Looking into the Lightbox – Arielle Hardy

Looking into the Lightbox – Arielle Hardy

“Her show reminds the viewer of the importance of asserting personal agency in interpreting the media put in front of us.”

-Arielle Hardy  

Art Historian Arielle Hardy on Fantasies of Triumph, by Las Vegas-based artist Kristin Hough. Fantasies of Triumph is on view in the Main Gallery at the Holland Project Jan. 10th – Feb. 14th, 2020.   

Kristin Hough’s work highlights human reception—whether conscious or unconscious— of external stimuli, and probes the differences between those we choose to consume, and those which are pressed upon us or passively received. These pieces also examine whether reality, and particularly the natural world, maintains its authenticity when filtered through various media. To engage these questions Hough draws inspiration from myriad sources which pervade modern life; chief among these is reality (especially survival-based) television, but her work also incorporates elements from self-help or religious leaflets like those distributed on street corners and left on front porches. Drawing inspiration from these seemingly unconnected sources, Hough finds similar opportunities to inquire into the role of autonomy in human interpretation of modern media.

The series Nature Show includes close-up views of animals, plants, and insects in their natural environments, shown as if the viewer were encountering them face to face in the outside world. However, many of these images include framing devices which intentionally reference a viewing experience physically separated from the object of viewing. A painted frame—a “rounded rectangle” reminiscent of a CRT television screen—creates this effect in works on paper, while the clear plastic keychains containing goldfish-sized paintings of fish effect this same division in three dimensions. In a gallery setting, the visitor is forced to come to terms with their additional level of separation from the natural world depicted in these pieces.

Similar references to television’s role in directing viewership are teased out in other works. In How To: A Paradise, ultra-close up glimpses of contestants from “reality” programs are laid out in a grid: an arrangement akin to story-boards. Perhaps this is a subtle reminder of the often scripted nature of these realities. The proximity and cropping of the subjects, however, makes these scenes visually difficult to read and their narratives difficult to ascertain, heightening a sense of drama and challenging attempts to engage and interpret the actors and their experiences. Exaggeration of reality and contrived theatricality—and the role of narrative in this process—become abundantly clear in Hough’s chosen frames.

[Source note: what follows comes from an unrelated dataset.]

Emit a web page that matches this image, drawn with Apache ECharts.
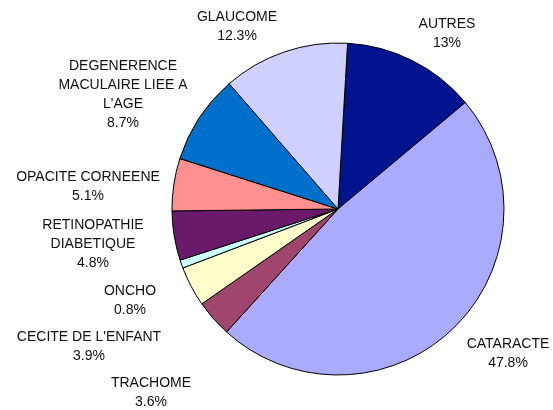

Text too plays a major role in this inquisition. Hough often transcribes it verbatim from various sources, but in highly curated, often truncated phrases which divest it from its original context and meaning. In the Microcosmic Gods series, text derived from the closed-captioning on programs from which Hough draws inspiration is superimposed over scenes of unpopulated natural landscapes. The words become ominous, threatening, dramatic—at odds with the backgrounds they overlay, which are rendered in saturated, at times electric tones mimicking the luminosity and hyperpigmentation of the television screen rather than the natural world which it projects. The conflicting narratives presented by the text and image in singular pieces force the viewer to be present in their viewership and engage in shaping a personal interpretation of impersonal messaging.

Hough also plays with the relationships between intended versus perceived messages in her work inspired by distributed pamphlets. Some pieces present dry but inspirational directives transposed onto waterfalls and rainbows, where in others, the unassuming gravitas of the messaging is imbued with an unmistakable religiosity, enhanced by imagery including crosses, open doors, and messianic figures. Emotional weight or levity of these phrases is affected by the backgrounds they appear on, and their originally intended messages are left ambiguous, relying instead on the viewer to negotiate the dynamic between text and image.

The questions Hough chooses to engage have far wider applications than the pieces in this exhibition. Her show reminds the viewer of the importance of asserting personal agency in interpreting the media put in front of us. The work resonates with our power of choice in that process.

-Arielle Hardy

Kristin Hough is an artist, educator, and curator, recently based out of Las Vegas, Nevada. She received her BA from Wesleyan University in English and Studio Art and her MFA from UC Davis, where she was awarded the Provost and Margrit Mondavi Fellowships. Her work has been exhibited nationally and has been featured in New American Paintings, Friend of the Artist and Hyperallergic. In addition, she’s been an artist-in-residence at the Vermont Studio Center and the ECF Downtown Art Center in Los Angeles, and recently released a book with National Monument Press. She co-founded an artist-run project space, Outback Arthouse, and has co-curated exhibitions throughout Los Angeles, as well as at Carnation Contemporary in Portland, Oregon.

Arielle Hardy is an Art Historian, Classicist, Archaeologist, and Curator. While her primary academic areas of interest focus on the ancient Mediterranean, her professional work has centered around contemporary art. She has been involved with the J. Paul Getty Museum, the Jan Shrem and Maria Manetti Museum of Art, the CU Boulder Art Museum, and several galleries, and has also been part of archaeological projects in Italy and Bulgaria. She is particularly interested in the influence of context—be it social, political, or narratological—on art practice.